● **Challenge**: Pictures stay out of the copy; restate everything else in the material exactly.

● **Given information**:
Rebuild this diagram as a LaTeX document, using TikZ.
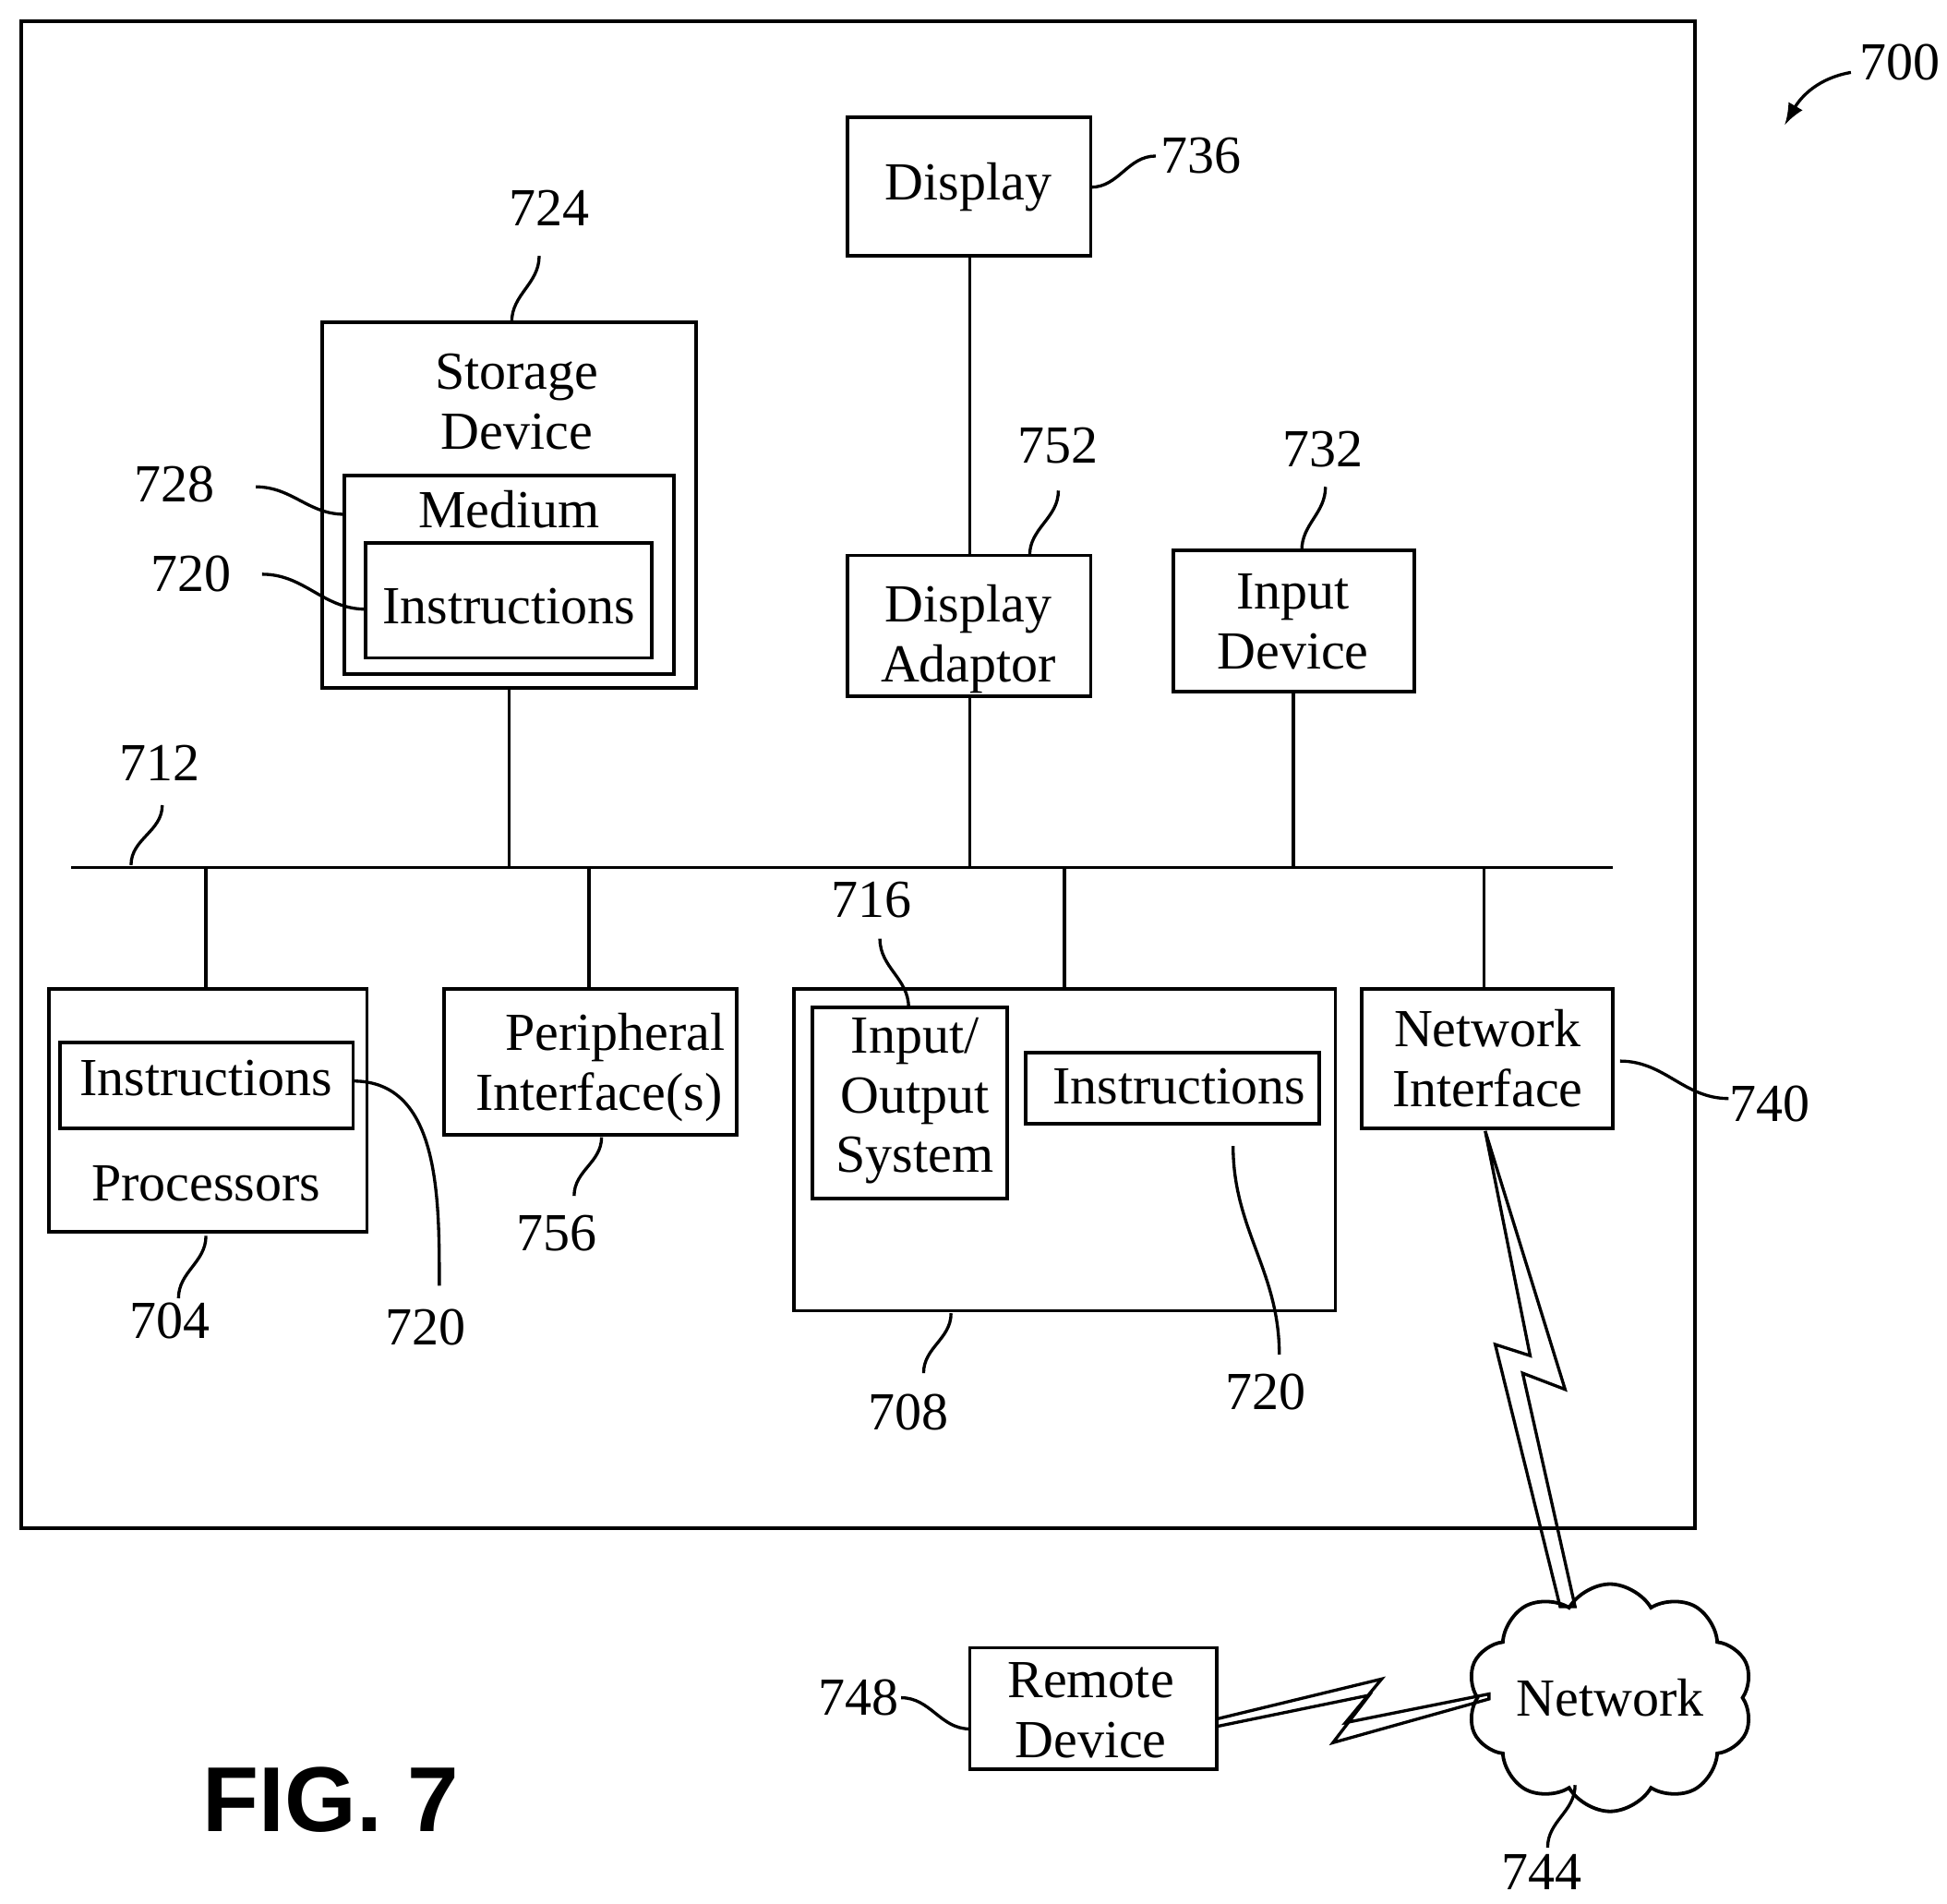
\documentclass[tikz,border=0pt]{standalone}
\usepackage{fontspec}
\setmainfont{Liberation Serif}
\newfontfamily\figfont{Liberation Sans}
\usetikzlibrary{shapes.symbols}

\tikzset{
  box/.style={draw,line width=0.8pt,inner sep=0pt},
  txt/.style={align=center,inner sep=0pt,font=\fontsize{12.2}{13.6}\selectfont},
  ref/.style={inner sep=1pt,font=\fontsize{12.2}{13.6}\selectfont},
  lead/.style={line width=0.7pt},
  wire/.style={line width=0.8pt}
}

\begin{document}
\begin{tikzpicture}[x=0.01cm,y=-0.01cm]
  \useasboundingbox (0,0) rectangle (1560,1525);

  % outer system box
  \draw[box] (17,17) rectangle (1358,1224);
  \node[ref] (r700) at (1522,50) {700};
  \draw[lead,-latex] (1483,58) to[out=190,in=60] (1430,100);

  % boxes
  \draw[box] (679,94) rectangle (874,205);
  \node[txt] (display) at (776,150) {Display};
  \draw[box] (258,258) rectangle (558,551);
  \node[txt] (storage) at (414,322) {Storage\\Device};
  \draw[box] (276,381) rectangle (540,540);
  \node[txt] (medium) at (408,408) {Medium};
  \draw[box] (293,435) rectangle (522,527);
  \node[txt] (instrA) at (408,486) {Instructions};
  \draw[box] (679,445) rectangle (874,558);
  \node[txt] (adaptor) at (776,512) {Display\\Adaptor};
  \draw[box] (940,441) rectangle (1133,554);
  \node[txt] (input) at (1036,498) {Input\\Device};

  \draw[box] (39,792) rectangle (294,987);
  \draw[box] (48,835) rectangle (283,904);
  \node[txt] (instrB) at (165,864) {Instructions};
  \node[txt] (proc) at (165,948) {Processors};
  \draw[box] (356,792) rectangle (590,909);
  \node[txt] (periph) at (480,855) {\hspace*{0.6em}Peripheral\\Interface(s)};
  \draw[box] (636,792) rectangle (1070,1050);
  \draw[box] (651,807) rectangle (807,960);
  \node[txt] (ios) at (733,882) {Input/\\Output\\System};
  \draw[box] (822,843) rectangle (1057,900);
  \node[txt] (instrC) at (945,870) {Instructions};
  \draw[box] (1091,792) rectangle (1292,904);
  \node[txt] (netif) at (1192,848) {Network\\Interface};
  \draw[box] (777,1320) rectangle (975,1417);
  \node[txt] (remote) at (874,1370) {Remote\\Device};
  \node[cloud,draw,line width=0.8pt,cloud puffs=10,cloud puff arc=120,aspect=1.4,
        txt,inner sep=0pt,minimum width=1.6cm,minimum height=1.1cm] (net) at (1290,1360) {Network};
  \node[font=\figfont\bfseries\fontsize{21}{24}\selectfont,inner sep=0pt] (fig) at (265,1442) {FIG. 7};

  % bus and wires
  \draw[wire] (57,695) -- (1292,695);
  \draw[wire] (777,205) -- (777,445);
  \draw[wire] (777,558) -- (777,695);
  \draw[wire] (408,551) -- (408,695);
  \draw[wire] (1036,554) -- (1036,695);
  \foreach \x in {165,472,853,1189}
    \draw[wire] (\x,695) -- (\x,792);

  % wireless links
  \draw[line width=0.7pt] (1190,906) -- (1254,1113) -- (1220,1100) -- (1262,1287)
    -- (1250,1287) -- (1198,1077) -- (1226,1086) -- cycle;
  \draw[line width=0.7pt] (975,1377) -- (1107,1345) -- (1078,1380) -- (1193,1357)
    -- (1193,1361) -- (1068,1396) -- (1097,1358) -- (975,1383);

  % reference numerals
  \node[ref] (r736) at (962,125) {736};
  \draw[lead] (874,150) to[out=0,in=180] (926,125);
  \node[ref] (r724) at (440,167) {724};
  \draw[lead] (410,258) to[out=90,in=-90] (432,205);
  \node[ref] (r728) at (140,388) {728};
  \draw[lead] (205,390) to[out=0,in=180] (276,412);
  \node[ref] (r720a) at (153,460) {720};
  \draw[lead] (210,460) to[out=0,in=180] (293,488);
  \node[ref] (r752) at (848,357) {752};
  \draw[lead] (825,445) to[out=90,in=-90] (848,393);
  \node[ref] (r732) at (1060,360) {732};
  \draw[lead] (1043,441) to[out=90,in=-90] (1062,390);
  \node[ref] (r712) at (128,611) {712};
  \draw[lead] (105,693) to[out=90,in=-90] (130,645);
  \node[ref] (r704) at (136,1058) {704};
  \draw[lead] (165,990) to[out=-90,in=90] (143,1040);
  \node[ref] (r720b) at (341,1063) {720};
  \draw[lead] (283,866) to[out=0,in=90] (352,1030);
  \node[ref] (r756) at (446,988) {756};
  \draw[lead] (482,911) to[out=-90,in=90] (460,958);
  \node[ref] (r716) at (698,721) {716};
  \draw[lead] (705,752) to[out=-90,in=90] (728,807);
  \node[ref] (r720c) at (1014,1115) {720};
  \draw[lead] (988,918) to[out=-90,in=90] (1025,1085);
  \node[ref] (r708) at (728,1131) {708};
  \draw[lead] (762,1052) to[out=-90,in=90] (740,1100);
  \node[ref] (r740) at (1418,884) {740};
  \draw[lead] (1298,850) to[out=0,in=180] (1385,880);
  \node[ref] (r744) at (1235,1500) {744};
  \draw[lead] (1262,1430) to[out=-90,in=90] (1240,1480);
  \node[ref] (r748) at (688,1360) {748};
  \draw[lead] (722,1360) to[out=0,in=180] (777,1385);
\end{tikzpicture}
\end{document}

● **Output for this task**:
Rebuild this diagram as a LaTeX document, using TikZ.
\documentclass[tikz,border=0pt]{standalone}
\usepackage{fontspec}
\setmainfont{Liberation Serif}
\newfontfamily\figfont{Liberation Sans}
\usetikzlibrary{shapes.symbols}

\tikzset{
  box/.style={draw,line width=0.8pt,inner sep=0pt},
  txt/.style={align=center,inner sep=0pt,font=\fontsize{12.2}{13.6}\selectfont},
  ref/.style={inner sep=1pt,font=\fontsize{12.2}{13.6}\selectfont},
  lead/.style={line width=0.7pt},
  wire/.style={line width=0.8pt}
}

\begin{document}
\begin{tikzpicture}[x=0.01cm,y=-0.01cm]
  \useasboundingbox (0,0) rectangle (1560,1525);

  % outer system box
  \draw[box] (17,17) rectangle (1358,1224);
  \node[ref] (r700) at (1522,50) {700};
  \draw[lead,-latex] (1483,58) to[out=190,in=60] (1430,100);

  % boxes
  \draw[box] (679,94) rectangle (874,205);
  \node[txt] (display) at (776,150) {Display};
  \draw[box] (258,258) rectangle (558,551);
  \node[txt] (storage) at (414,322) {Storage\\Device};
  \draw[box] (276,381) rectangle (540,540);
  \node[txt] (medium) at (408,408) {Medium};
  \draw[box] (293,435) rectangle (522,527);
  \node[txt] (instrA) at (408,486) {Instructions};
  \draw[box] (679,445) rectangle (874,558);
  \node[txt] (adaptor) at (776,512) {Display\\Adaptor};
  \draw[box] (940,441) rectangle (1133,554);
  \node[txt] (input) at (1036,498) {Input\\Device};

  \draw[box] (39,792) rectangle (294,987);
  \draw[box] (48,835) rectangle (283,904);
  \node[txt] (instrB) at (165,864) {Instructions};
  \node[txt] (proc) at (165,948) {Processors};
  \draw[box] (356,792) rectangle (590,909);
  \node[txt] (periph) at (480,855) {\hspace*{0.6em}Peripheral\\Interface(s)};
  \draw[box] (636,792) rectangle (1070,1050);
  \draw[box] (651,807) rectangle (807,960);
  \node[txt] (ios) at (733,882) {Input/\\Output\\System};
  \draw[box] (822,843) rectangle (1057,900);
  \node[txt] (instrC) at (945,870) {Instructions};
  \draw[box] (1091,792) rectangle (1292,904);
  \node[txt] (netif) at (1192,848) {Network\\Interface};
  \draw[box] (777,1320) rectangle (975,1417);
  \node[txt] (remote) at (874,1370) {Remote\\Device};
  \node[cloud,draw,line width=0.8pt,cloud puffs=10,cloud puff arc=120,aspect=1.4,
        txt,inner sep=0pt,minimum width=1.6cm,minimum height=1.1cm] (net) at (1290,1360) {Network};
  \node[font=\figfont\bfseries\fontsize{21}{24}\selectfont,inner sep=0pt] (fig) at (265,1442) {FIG. 7};

  % bus and wires
  \draw[wire] (57,695) -- (1292,695);
  \draw[wire] (777,205) -- (777,445);
  \draw[wire] (777,558) -- (777,695);
  \draw[wire] (408,551) -- (408,695);
  \draw[wire] (1036,554) -- (1036,695);
  \foreach \x in {165,472,853,1189}
    \draw[wire] (\x,695) -- (\x,792);

  % wireless links
  \draw[line width=0.7pt] (1190,906) -- (1254,1113) -- (1220,1100) -- (1262,1287)
    -- (1250,1287) -- (1198,1077) -- (1226,1086) -- cycle;
  \draw[line width=0.7pt] (975,1377) -- (1107,1345) -- (1078,1380) -- (1193,1357)
    -- (1193,1361) -- (1068,1396) -- (1097,1358) -- (975,1383);

  % reference numerals
  \node[ref] (r736) at (962,125) {736};
  \draw[lead] (874,150) to[out=0,in=180] (926,125);
  \node[ref] (r724) at (440,167) {724};
  \draw[lead] (410,258) to[out=90,in=-90] (432,205);
  \node[ref] (r728) at (140,388) {728};
  \draw[lead] (205,390) to[out=0,in=180] (276,412);
  \node[ref] (r720a) at (153,460) {720};
  \draw[lead] (210,460) to[out=0,in=180] (293,488);
  \node[ref] (r752) at (848,357) {752};
  \draw[lead] (825,445) to[out=90,in=-90] (848,393);
  \node[ref] (r732) at (1060,360) {732};
  \draw[lead] (1043,441) to[out=90,in=-90] (1062,390);
  \node[ref] (r712) at (128,611) {712};
  \draw[lead] (105,693) to[out=90,in=-90] (130,645);
  \node[ref] (r704) at (136,1058) {704};
  \draw[lead] (165,990) to[out=-90,in=90] (143,1040);
  \node[ref] (r720b) at (341,1063) {720};
  \draw[lead] (283,866) to[out=0,in=90] (352,1030);
  \node[ref] (r756) at (446,988) {756};
  \draw[lead] (482,911) to[out=-90,in=90] (460,958);
  \node[ref] (r716) at (698,721) {716};
  \draw[lead] (705,752) to[out=-90,in=90] (728,807);
  \node[ref] (r720c) at (1014,1115) {720};
  \draw[lead] (988,918) to[out=-90,in=90] (1025,1085);
  \node[ref] (r708) at (728,1131) {708};
  \draw[lead] (762,1052) to[out=-90,in=90] (740,1100);
  \node[ref] (r740) at (1418,884) {740};
  \draw[lead] (1298,850) to[out=0,in=180] (1385,880);
  \node[ref] (r744) at (1235,1500) {744};
  \draw[lead] (1262,1430) to[out=-90,in=90] (1240,1480);
  \node[ref] (r748) at (688,1360) {748};
  \draw[lead] (722,1360) to[out=0,in=180] (777,1385);
\end{tikzpicture}
\end{document}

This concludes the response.